Flash Attention Performance Kernel (A5)

Overview

This example demonstrates how to implement a mixed-precision Flash Attention (FA) operator using PTO on the Ascend A5 platform, including project setup, build, and execution.

For detailed operator description, optimization strategies, and pipeline orchestration of Flash Attention, please refer to the common version documentation: ../../common/flash_atten/README.md

Supported AI Processors

  • Ascend A5

Directory Layout

kernels/manual/a5/flash_atten/
├── scripts/
│   ├── gen_data.py                  # Generates input and golden output
│   ├── generate_cases.py            # Generates test cases
│   ├── pipeline_log_analysis.py     # Pipeline log analysis
│   ├── pipeline_schedule_gen.py     # Pipeline schedule generation
│   └── run_timeline.sh              # Timeline analysis script
├── CMakeLists.txt                   # Build configuration
├── fa_performance_kernel.cpp        # Kernel implementation
├── fa_performance_kernel.h          # Kernel header
├── main.cpp                         # Host-side entry point
├── pto_macro_fa_gu.hpp              # FA GU macro definitions
├── pto_macro_fa_softmax.hpp         # FA Softmax macro definitions
├── pto_macro_matmul.hpp             # Matmul macro definitions
└── run.sh                           # Convenience script

Build and Run

  1. Configure your Ascend CANN environment (example path):
source ${ASCEND_INSTALL_PATH}/bin/setenv.bash
  1. Run the example:
cd ${git_clone_path}/kernels/manual/a5/flash_atten

# Run default cases (same set baked into generated_cases.*)
bash run.sh -r npu -v Ascend910_9599

# Run a single case from the generated set
bash run.sh -r npu -v Ascend910_9599 -c case_float_H_128_S0_128_S1_1024

# Provide custom cases (semicolon separated: HEAD_SIZE,S0,S1,CUBE_S0,TILE_S1)
# TILE_S1: supports 128 (=CUBE_S1), 256, 512
bash run.sh -r npu -v Ascend910_9599 --cases "128,128,1024,128,128;128,2048,2048,128,512"

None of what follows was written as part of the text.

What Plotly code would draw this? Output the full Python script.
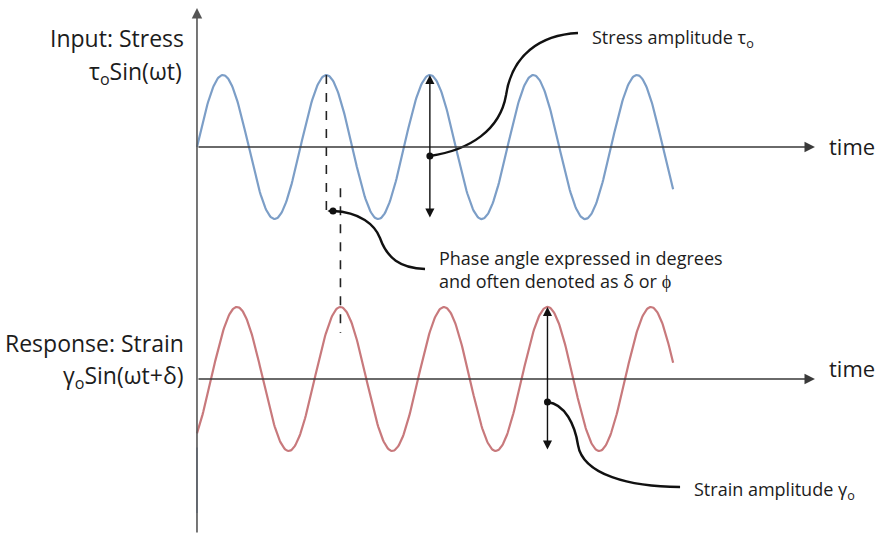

# Provide custom cases and run just one of them
bash run.sh -r npu -v Ascend910_9599 --cases "128,128,1024,128,128;128,512,2048,128,128" \
  -c case_float_H_128_S0_128_S1_1024

If the run succeeds, the output prints:

test success

Performance

This section records reference performance numbers for the manual Flash Attention kernel on the A5 platform in this directory.

Definitions: - S0: query sequence length (rows of Q/O). - S1: key/value sequence length (rows of K/V). - Total task time (us): end-to-end kernel time per task (microseconds). - GOps: total operations counted for the task. - TFLOPS: GOps / time.

Measured Performance (Reference)

The following data were collected on Ascend A5:

Cores S0 S1 Total task time (us) GOps TFLOPS
1 128 1024 TBD 67.11 TBD
1 128 2048 TBD 134.22 TBD
1 128 4096 TBD 268.44 TBD

Note: TBD indicates data to be measured.

Operator Description

For detailed implementation notes, mathematical formulas, tiling strategies, and pipeline orchestration of the Flash Attention operator, please refer to:

The documentation includes: 1. Computation Flow (FlashAttention 2.0) 2. Tensor shape progression (per stage) 3. Per-stage implementation & optimizations (compute_qk, compute_p, compute_pv, compute_gu) 4. Pipeline orchestration & cube/vector parallelism 5. Multicore task split, tiling and load balancing

A5 Platform-Specific Optimizations

Compared to the A2/A3 platform, the A5 version of the Flash Attention kernel has been optimized for A5 architecture characteristics:

  • Adjusted buffer allocation strategy for A5's memory hierarchy
  • Optimized synchronization mechanisms between Cube and Vector cores
  • Tuned pipeline depth parameters to match A5 hardware characteristics

Specific tuning parameters and performance data will be continuously updated in future versions.